■ TASK DETAILS
Pull each line holding the word "that" from the data.

[Rows from a dataset of charts and code]
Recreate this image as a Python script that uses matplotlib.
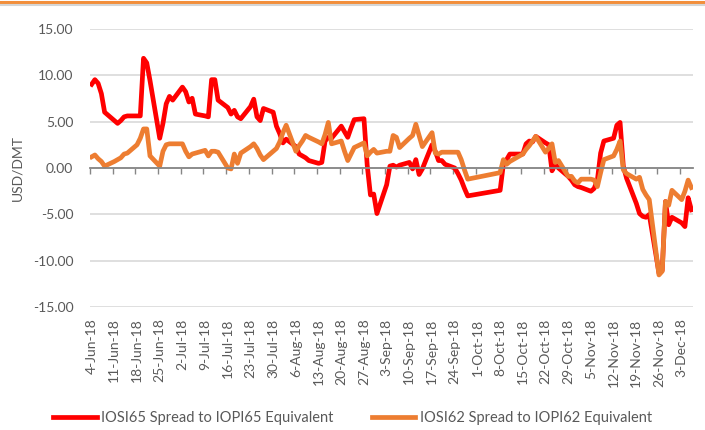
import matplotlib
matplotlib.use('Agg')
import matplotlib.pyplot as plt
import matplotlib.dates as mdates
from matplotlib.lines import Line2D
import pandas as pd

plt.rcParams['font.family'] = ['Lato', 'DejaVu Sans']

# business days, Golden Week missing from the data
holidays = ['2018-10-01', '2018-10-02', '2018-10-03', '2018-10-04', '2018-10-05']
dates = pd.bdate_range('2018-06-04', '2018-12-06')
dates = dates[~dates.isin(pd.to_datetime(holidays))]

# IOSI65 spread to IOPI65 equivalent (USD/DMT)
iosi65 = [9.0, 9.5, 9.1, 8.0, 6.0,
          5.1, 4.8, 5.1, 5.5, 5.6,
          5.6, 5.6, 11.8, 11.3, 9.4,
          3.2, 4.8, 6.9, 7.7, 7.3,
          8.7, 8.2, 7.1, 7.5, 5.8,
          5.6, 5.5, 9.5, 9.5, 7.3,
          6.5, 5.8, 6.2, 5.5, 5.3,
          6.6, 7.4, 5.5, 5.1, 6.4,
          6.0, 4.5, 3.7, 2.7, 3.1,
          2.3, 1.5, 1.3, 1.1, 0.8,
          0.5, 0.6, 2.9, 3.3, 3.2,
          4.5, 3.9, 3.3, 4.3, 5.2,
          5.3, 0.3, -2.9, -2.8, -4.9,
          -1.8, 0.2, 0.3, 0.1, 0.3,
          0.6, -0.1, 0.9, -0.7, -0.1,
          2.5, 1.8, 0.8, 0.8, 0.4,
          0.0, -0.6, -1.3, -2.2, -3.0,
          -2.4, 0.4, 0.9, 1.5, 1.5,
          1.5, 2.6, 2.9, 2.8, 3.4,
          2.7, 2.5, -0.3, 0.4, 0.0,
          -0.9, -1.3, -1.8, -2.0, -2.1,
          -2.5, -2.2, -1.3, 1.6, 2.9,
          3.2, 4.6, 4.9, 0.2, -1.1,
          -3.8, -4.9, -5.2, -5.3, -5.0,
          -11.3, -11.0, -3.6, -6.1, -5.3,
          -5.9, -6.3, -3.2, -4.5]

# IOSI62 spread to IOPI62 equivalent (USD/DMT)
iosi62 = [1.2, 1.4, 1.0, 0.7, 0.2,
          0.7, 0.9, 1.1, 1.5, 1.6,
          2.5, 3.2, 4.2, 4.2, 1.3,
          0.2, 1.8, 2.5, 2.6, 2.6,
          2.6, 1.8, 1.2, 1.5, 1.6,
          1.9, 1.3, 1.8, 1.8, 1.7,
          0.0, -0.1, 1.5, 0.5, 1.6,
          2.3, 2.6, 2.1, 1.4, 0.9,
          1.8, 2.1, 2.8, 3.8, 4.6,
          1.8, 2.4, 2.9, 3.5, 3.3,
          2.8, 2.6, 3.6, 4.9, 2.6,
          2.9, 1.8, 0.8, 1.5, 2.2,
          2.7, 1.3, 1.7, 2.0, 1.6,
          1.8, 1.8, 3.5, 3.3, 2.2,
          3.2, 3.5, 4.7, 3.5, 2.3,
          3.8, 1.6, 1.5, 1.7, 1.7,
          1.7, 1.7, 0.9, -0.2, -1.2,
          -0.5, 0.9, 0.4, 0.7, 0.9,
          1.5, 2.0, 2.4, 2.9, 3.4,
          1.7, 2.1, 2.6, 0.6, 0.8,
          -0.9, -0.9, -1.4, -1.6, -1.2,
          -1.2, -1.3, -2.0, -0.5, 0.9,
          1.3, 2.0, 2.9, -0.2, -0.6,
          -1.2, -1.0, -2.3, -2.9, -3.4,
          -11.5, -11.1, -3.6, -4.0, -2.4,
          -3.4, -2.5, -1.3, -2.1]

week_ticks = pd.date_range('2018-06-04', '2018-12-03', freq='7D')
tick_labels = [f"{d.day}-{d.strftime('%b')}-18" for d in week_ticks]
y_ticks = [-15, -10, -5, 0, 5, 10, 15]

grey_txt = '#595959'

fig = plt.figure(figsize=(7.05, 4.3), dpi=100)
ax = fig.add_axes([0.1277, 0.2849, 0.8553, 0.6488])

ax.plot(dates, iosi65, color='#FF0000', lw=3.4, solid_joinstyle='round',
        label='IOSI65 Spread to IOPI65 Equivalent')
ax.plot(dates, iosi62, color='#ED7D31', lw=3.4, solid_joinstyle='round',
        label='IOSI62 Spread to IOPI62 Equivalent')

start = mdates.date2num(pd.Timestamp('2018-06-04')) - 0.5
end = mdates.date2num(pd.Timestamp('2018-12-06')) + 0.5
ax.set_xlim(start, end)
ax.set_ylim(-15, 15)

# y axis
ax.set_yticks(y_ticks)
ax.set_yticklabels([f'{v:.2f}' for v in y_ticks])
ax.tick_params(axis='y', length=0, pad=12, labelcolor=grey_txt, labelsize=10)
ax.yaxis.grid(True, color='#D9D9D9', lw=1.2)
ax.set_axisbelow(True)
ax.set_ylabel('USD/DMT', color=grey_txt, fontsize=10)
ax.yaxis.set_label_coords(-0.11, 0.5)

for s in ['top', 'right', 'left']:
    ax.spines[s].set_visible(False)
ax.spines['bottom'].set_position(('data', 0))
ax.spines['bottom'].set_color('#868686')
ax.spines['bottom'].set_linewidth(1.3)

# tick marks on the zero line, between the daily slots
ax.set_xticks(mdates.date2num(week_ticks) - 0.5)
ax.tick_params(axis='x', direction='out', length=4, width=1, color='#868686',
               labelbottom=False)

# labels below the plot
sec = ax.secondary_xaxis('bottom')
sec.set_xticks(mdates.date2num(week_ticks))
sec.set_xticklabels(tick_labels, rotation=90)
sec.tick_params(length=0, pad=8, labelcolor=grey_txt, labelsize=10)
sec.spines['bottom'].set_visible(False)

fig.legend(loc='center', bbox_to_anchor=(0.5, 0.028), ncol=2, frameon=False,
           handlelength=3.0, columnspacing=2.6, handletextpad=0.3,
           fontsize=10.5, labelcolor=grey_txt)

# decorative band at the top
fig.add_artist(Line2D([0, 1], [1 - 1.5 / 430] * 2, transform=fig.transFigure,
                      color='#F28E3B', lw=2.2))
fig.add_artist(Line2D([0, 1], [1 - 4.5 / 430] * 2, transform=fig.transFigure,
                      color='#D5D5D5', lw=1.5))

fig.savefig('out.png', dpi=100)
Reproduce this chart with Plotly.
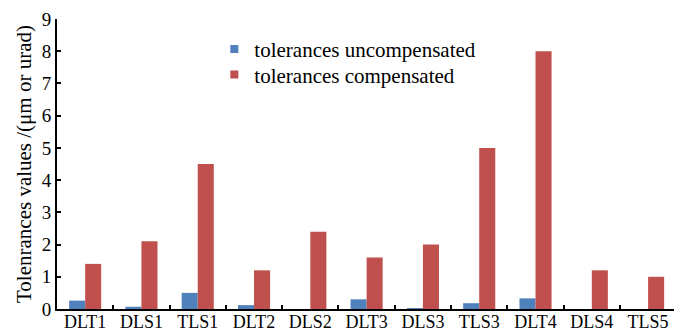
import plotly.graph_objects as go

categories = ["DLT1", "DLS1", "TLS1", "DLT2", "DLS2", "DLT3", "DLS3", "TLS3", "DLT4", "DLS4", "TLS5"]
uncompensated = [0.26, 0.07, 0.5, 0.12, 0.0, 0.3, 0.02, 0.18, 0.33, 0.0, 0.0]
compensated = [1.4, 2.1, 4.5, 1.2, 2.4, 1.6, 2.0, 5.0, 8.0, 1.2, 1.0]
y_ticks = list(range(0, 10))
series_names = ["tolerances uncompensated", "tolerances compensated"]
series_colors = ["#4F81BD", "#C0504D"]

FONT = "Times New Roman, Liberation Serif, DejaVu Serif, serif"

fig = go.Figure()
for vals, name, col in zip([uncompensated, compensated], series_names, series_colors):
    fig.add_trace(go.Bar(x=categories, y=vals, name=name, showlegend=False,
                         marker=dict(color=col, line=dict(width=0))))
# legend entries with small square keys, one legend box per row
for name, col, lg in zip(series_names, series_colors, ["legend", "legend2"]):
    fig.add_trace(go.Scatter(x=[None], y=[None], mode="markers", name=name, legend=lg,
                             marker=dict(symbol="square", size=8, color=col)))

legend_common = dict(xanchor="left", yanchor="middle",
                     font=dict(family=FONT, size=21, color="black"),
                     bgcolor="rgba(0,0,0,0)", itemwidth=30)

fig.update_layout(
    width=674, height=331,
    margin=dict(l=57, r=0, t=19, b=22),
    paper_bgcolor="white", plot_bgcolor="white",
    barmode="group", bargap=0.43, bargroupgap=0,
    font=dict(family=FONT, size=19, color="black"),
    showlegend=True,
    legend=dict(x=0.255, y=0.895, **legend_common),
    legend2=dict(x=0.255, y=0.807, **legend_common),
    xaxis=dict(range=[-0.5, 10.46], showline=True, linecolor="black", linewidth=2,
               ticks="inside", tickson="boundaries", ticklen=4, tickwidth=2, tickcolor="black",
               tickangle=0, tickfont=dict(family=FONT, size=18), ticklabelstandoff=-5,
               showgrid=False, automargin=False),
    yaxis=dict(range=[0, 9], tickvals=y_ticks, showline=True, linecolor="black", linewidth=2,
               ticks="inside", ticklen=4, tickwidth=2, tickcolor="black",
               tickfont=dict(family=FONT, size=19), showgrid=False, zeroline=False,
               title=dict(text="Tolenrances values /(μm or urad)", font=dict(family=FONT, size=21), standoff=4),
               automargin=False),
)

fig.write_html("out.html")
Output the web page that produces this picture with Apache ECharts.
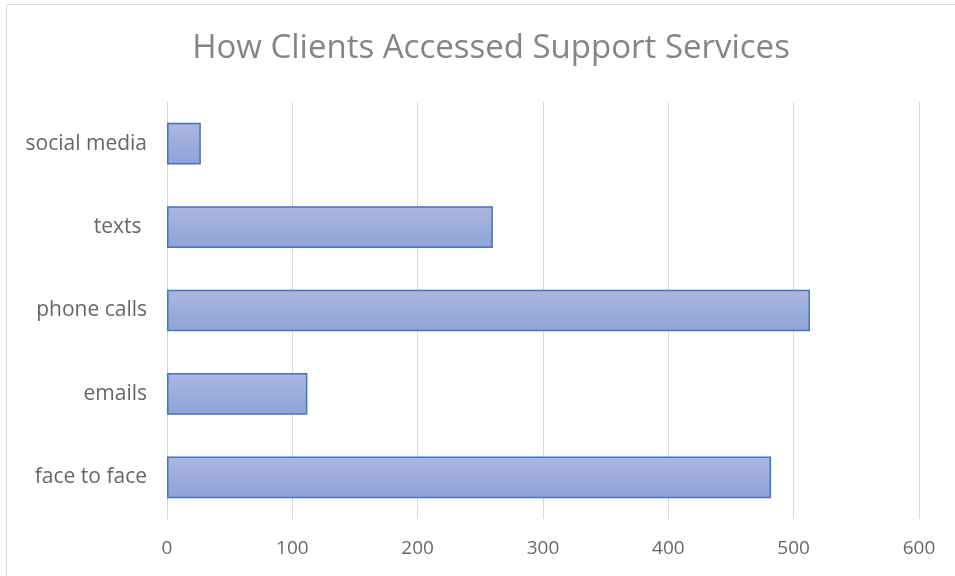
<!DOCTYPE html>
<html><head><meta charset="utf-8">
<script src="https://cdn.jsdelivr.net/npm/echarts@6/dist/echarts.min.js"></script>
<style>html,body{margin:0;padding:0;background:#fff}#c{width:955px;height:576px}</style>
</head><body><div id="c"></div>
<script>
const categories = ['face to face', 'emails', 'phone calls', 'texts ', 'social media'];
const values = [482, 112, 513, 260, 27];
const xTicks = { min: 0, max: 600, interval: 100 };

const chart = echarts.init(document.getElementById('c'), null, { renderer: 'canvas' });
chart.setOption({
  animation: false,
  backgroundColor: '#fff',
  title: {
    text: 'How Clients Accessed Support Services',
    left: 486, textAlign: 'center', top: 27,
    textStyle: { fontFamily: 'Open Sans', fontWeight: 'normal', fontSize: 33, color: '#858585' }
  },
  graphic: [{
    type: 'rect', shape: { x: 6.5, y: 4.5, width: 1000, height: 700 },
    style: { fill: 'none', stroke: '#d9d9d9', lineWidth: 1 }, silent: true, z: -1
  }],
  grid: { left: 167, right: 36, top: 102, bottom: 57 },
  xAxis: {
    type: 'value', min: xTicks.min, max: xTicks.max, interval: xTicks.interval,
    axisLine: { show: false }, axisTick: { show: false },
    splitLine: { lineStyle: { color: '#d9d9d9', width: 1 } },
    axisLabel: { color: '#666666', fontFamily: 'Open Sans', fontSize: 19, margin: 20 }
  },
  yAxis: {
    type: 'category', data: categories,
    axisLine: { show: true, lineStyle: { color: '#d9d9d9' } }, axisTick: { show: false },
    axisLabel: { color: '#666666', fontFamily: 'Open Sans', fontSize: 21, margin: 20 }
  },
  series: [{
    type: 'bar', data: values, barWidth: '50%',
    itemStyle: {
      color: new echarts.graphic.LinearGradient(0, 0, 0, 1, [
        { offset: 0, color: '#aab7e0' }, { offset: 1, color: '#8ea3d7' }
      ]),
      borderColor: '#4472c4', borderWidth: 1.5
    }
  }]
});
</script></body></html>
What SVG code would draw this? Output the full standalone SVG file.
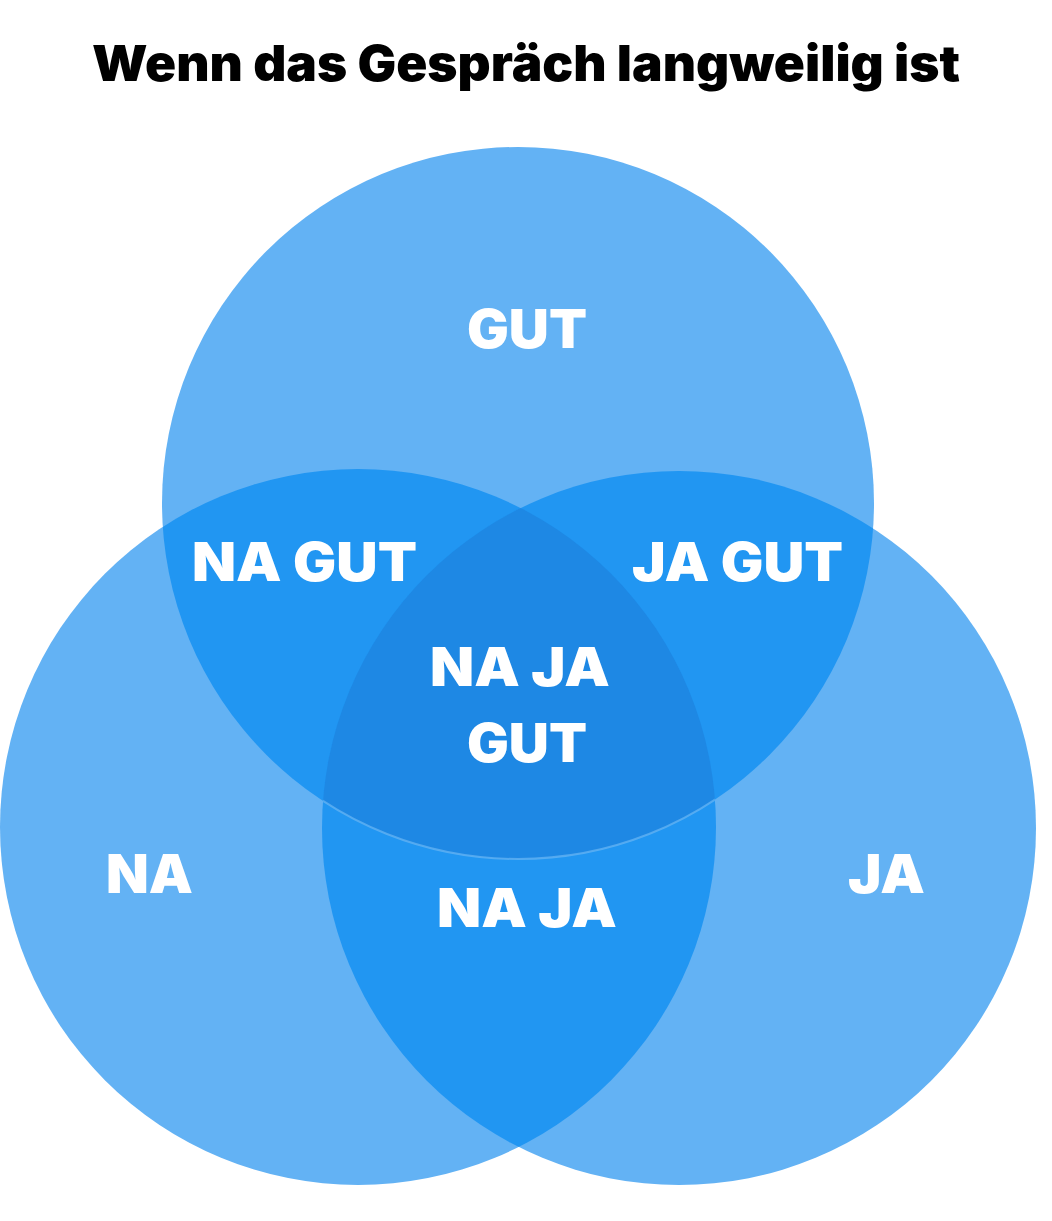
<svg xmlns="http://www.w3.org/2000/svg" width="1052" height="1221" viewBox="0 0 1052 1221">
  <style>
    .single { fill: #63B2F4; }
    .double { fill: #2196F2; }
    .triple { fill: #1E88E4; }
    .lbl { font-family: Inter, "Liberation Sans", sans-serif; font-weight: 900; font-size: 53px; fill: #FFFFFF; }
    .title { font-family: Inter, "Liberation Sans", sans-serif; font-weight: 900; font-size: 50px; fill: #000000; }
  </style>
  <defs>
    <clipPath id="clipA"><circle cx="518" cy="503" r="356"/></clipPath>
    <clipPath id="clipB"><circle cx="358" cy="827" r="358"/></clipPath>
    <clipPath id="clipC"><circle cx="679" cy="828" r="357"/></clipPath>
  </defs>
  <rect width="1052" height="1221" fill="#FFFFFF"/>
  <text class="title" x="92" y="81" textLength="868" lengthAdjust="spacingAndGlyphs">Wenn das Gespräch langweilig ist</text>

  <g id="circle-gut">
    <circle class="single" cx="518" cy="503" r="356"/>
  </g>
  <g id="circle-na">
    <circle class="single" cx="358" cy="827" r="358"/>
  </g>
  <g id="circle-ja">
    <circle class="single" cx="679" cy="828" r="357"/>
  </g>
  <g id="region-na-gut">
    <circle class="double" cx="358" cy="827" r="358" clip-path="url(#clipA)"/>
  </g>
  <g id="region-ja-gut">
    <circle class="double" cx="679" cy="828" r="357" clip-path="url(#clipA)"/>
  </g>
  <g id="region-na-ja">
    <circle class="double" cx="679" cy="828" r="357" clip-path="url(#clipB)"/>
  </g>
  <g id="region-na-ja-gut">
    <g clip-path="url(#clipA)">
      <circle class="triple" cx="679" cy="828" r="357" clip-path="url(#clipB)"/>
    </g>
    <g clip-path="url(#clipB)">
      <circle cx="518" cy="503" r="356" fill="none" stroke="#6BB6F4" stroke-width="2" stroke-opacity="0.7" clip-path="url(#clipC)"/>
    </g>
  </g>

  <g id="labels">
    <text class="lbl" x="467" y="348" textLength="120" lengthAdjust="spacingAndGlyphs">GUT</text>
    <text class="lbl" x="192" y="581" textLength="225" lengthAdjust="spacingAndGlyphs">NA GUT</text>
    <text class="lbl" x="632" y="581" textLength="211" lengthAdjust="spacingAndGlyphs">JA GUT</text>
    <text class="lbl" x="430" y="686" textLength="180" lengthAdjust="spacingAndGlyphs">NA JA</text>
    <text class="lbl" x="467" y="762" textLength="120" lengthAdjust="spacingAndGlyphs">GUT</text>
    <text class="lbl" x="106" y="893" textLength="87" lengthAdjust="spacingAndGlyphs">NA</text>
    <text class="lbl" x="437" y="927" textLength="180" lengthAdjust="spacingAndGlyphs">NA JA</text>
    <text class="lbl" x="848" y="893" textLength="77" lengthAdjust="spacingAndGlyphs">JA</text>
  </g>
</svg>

■ SOLUTION
Recreate this image as a Python script that uses matplotlib.
Output the web page that produces this picture with Apache ECharts.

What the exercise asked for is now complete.